Skip every image and restate the data word for word.
========
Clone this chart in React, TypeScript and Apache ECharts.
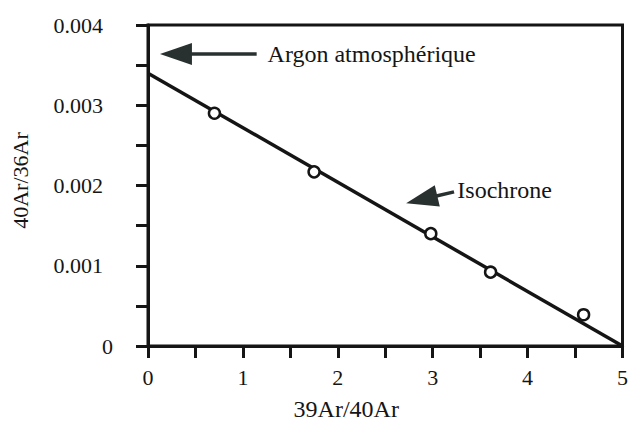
import React, { useEffect, useRef } from "react";
import * as echarts from "echarts";

const isoX = [0.7, 1.75, 2.98, 3.61, 4.59];
const isoY = [0.0029, 0.00217, 0.0014, 0.00092, 0.00039];
const fitX = [0, 5];
const fitY = [0.0034, 0];
const xTicks = [0, 1, 2, 3, 4, 5];
const yTicks = [0, 0.001, 0.002, 0.003, 0.004];
const xTitle = "39Ar/40Ar";
const yTitle = "40Ar/36Ar";
const noteArgon = "Argon atmosphérique";
const noteIso = "Isochrone";
// annotation anchors in data coordinates: [tipX, tipY, tailX, tailY, textX, textY]
const argonArrow = [0.126, 0.00364, 1.145, 0.00364, 1.26, 0.00364];
const isoArrow = [2.72, 0.00178, 3.225, 0.00192, 3.26, 0.00194];

const FONT = '"Liberation Serif", "Times New Roman", serif';
const INK = "#151515";
const ARROW = "#283030";

export default function App() {
  const ref = useRef<HTMLDivElement>(null);
  useEffect(() => {
    if (!ref.current) return;
    const chart = echarts.init(ref.current, null, { renderer: "svg" });
    const axisCommon = {
      axisLine: { show: true, onZero: false, lineStyle: { color: INK, width: 3 } },
      axisTick: { show: true, inside: false, length: 12, lineStyle: { color: INK, width: 3 } },
      minorTick: { show: true, splitNumber: 2, length: 12, lineStyle: { color: INK, width: 3 } },
      splitLine: { show: false },
      minorSplitLine: { show: false },
    };
    chart.setOption({
      animation: false,
      backgroundColor: "#ffffff",
      grid: {
        left: 148,
        right: 7,
        top: 25,
        bottom: 82,
        show: true,
        borderColor: INK,
        borderWidth: 3,
        backgroundColor: "transparent",
      },
      xAxis: {
        type: "value",
        min: xTicks[0],
        max: xTicks[xTicks.length - 1],
        interval: 1,
        ...axisCommon,
        axisLabel: { margin: 20, fontFamily: FONT, fontSize: 22, color: INK },
        name: xTitle,
        nameLocation: "middle",
        nameGap: 51,
        nameTextStyle: { fontFamily: FONT, fontSize: 24, color: INK, padding: [0, 78, 0, 0] },
      },
      yAxis: {
        type: "value",
        min: yTicks[0],
        max: yTicks[yTicks.length - 1],
        interval: 0.001,
        ...axisCommon,
        axisLabel: {
          margin: 35,
          fontFamily: FONT,
          fontSize: 22,
          color: INK,
          formatter: (v: number) => (v === 0 ? "{z|0}" : "{n|" + v.toFixed(3) + "}"),
          rich: {
            n: { fontFamily: FONT, fontSize: 22, color: INK, padding: [0, 10, 0, 0] },
            z: { fontFamily: FONT, fontSize: 22, color: INK },
          },
        },
        name: yTitle,
        nameLocation: "middle",
        nameGap: 117,
        nameRotate: 90,
        nameTextStyle: { fontFamily: FONT, fontSize: 22, color: INK, padding: [0, 0, 0, 10] },
      },
      series: [
        {
          type: "line",
          data: fitX.map((x, i) => [x, fitY[i]]),
          showSymbol: false,
          symbol: "none",
          lineStyle: { color: INK, width: 3.5 },
          z: 2,
        },
        {
          type: "scatter",
          data: isoX.map((x, i) => [x, isoY[i]]),
          symbol: "circle",
          symbolSize: 11,
          itemStyle: { color: "#ffffff", borderColor: INK, borderWidth: 2.5, opacity: 1 },
          z: 3,
        },
      ],
    });

    const arrow = (a: number[], label: string, id: string) => {
      const tip = chart.convertToPixel({ gridIndex: 0 }, [a[0], a[1]]) as number[];
      const tail = chart.convertToPixel({ gridIndex: 0 }, [a[2], a[3]]) as number[];
      const txt = chart.convertToPixel({ gridIndex: 0 }, [a[4], a[5]]) as number[];
      const dx = tail[0] - tip[0];
      const dy = tail[1] - tip[1];
      const len = Math.hypot(dx, dy);
      const ux = dx / len;
      const uy = dy / len;
      const headLen = 32;
      const half = 11;
      const bx = tip[0] + ux * headLen;
      const by = tip[1] + uy * headLen;
      return [
        {
          type: "polygon",
          id: id + "-head",
          shape: {
            points: [
              [tip[0], tip[1]],
              [bx - uy * half, by + ux * half],
              [bx + uy * half, by - ux * half],
            ],
          },
          style: { fill: ARROW },
          z: 10,
        },
        {
          type: "line",
          id: id + "-shaft",
          shape: { x1: bx - ux * 2, y1: by - uy * 2, x2: tail[0], y2: tail[1] },
          style: { stroke: ARROW, lineWidth: 3.5 },
          z: 10,
        },
        {
          type: "text",
          id: id + "-text",
          x: txt[0],
          y: txt[1],
          style: {
            text: label,
            fontFamily: FONT,
            fontSize: 24,
            fill: INK,
            align: "left",
            verticalAlign: "middle",
          },
          z: 10,
        },
      ];
    };

    chart.setOption({
      graphic: [...arrow(argonArrow, noteArgon, "argon"), ...arrow(isoArrow, noteIso, "iso")],
    });

    return () => chart.dispose();
  }, []);

  return (
    <div
      ref={ref}
      style={{ position: "fixed", left: 0, top: 0, width: 631, height: 428, background: "#fff" }}
    />
  );
}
========
* _EXERCISE SOLUTION_:
Clone this chart in React, TypeScript and Apache ECharts.
import React, { useEffect, useRef } from "react";
import * as echarts from "echarts";

const isoX = [0.7, 1.75, 2.98, 3.61, 4.59];
const isoY = [0.0029, 0.00217, 0.0014, 0.00092, 0.00039];
const fitX = [0, 5];
const fitY = [0.0034, 0];
const xTicks = [0, 1, 2, 3, 4, 5];
const yTicks = [0, 0.001, 0.002, 0.003, 0.004];
const xTitle = "39Ar/40Ar";
const yTitle = "40Ar/36Ar";
const noteArgon = "Argon atmosphérique";
const noteIso = "Isochrone";
// annotation anchors in data coordinates: [tipX, tipY, tailX, tailY, textX, textY]
const argonArrow = [0.126, 0.00364, 1.145, 0.00364, 1.26, 0.00364];
const isoArrow = [2.72, 0.00178, 3.225, 0.00192, 3.26, 0.00194];

const FONT = '"Liberation Serif", "Times New Roman", serif';
const INK = "#151515";
const ARROW = "#283030";

export default function App() {
  const ref = useRef<HTMLDivElement>(null);
  useEffect(() => {
    if (!ref.current) return;
    const chart = echarts.init(ref.current, null, { renderer: "svg" });
    const axisCommon = {
      axisLine: { show: true, onZero: false, lineStyle: { color: INK, width: 3 } },
      axisTick: { show: true, inside: false, length: 12, lineStyle: { color: INK, width: 3 } },
      minorTick: { show: true, splitNumber: 2, length: 12, lineStyle: { color: INK, width: 3 } },
      splitLine: { show: false },
      minorSplitLine: { show: false },
    };
    chart.setOption({
      animation: false,
      backgroundColor: "#ffffff",
      grid: {
        left: 148,
        right: 7,
        top: 25,
        bottom: 82,
        show: true,
        borderColor: INK,
        borderWidth: 3,
        backgroundColor: "transparent",
      },
      xAxis: {
        type: "value",
        min: xTicks[0],
        max: xTicks[xTicks.length - 1],
        interval: 1,
        ...axisCommon,
        axisLabel: { margin: 20, fontFamily: FONT, fontSize: 22, color: INK },
        name: xTitle,
        nameLocation: "middle",
        nameGap: 51,
        nameTextStyle: { fontFamily: FONT, fontSize: 24, color: INK, padding: [0, 78, 0, 0] },
      },
      yAxis: {
        type: "value",
        min: yTicks[0],
        max: yTicks[yTicks.length - 1],
        interval: 0.001,
        ...axisCommon,
        axisLabel: {
          margin: 35,
          fontFamily: FONT,
          fontSize: 22,
          color: INK,
          formatter: (v: number) => (v === 0 ? "{z|0}" : "{n|" + v.toFixed(3) + "}"),
          rich: {
            n: { fontFamily: FONT, fontSize: 22, color: INK, padding: [0, 10, 0, 0] },
            z: { fontFamily: FONT, fontSize: 22, color: INK },
          },
        },
        name: yTitle,
        nameLocation: "middle",
        nameGap: 117,
        nameRotate: 90,
        nameTextStyle: { fontFamily: FONT, fontSize: 22, color: INK, padding: [0, 0, 0, 10] },
      },
      series: [
        {
          type: "line",
          data: fitX.map((x, i) => [x, fitY[i]]),
          showSymbol: false,
          symbol: "none",
          lineStyle: { color: INK, width: 3.5 },
          z: 2,
        },
        {
          type: "scatter",
          data: isoX.map((x, i) => [x, isoY[i]]),
          symbol: "circle",
          symbolSize: 11,
          itemStyle: { color: "#ffffff", borderColor: INK, borderWidth: 2.5, opacity: 1 },
          z: 3,
        },
      ],
    });

    const arrow = (a: number[], label: string, id: string) => {
      const tip = chart.convertToPixel({ gridIndex: 0 }, [a[0], a[1]]) as number[];
      const tail = chart.convertToPixel({ gridIndex: 0 }, [a[2], a[3]]) as number[];
      const txt = chart.convertToPixel({ gridIndex: 0 }, [a[4], a[5]]) as number[];
      const dx = tail[0] - tip[0];
      const dy = tail[1] - tip[1];
      const len = Math.hypot(dx, dy);
      const ux = dx / len;
      const uy = dy / len;
      const headLen = 32;
      const half = 11;
      const bx = tip[0] + ux * headLen;
      const by = tip[1] + uy * headLen;
      return [
        {
          type: "polygon",
          id: id + "-head",
          shape: {
            points: [
              [tip[0], tip[1]],
              [bx - uy * half, by + ux * half],
              [bx + uy * half, by - ux * half],
            ],
          },
          style: { fill: ARROW },
          z: 10,
        },
        {
          type: "line",
          id: id + "-shaft",
          shape: { x1: bx - ux * 2, y1: by - uy * 2, x2: tail[0], y2: tail[1] },
          style: { stroke: ARROW, lineWidth: 3.5 },
          z: 10,
        },
        {
          type: "text",
          id: id + "-text",
          x: txt[0],
          y: txt[1],
          style: {
            text: label,
            fontFamily: FONT,
            fontSize: 24,
            fill: INK,
            align: "left",
            verticalAlign: "middle",
          },
          z: 10,
        },
      ];
    };

    chart.setOption({
      graphic: [...arrow(argonArrow, noteArgon, "argon"), ...arrow(isoArrow, noteIso, "iso")],
    });

    return () => chart.dispose();
  }, []);

  return (
    <div
      ref={ref}
      style={{ position: "fixed", left: 0, top: 0, width: 631, height: 428, background: "#fff" }}
    />
  );
}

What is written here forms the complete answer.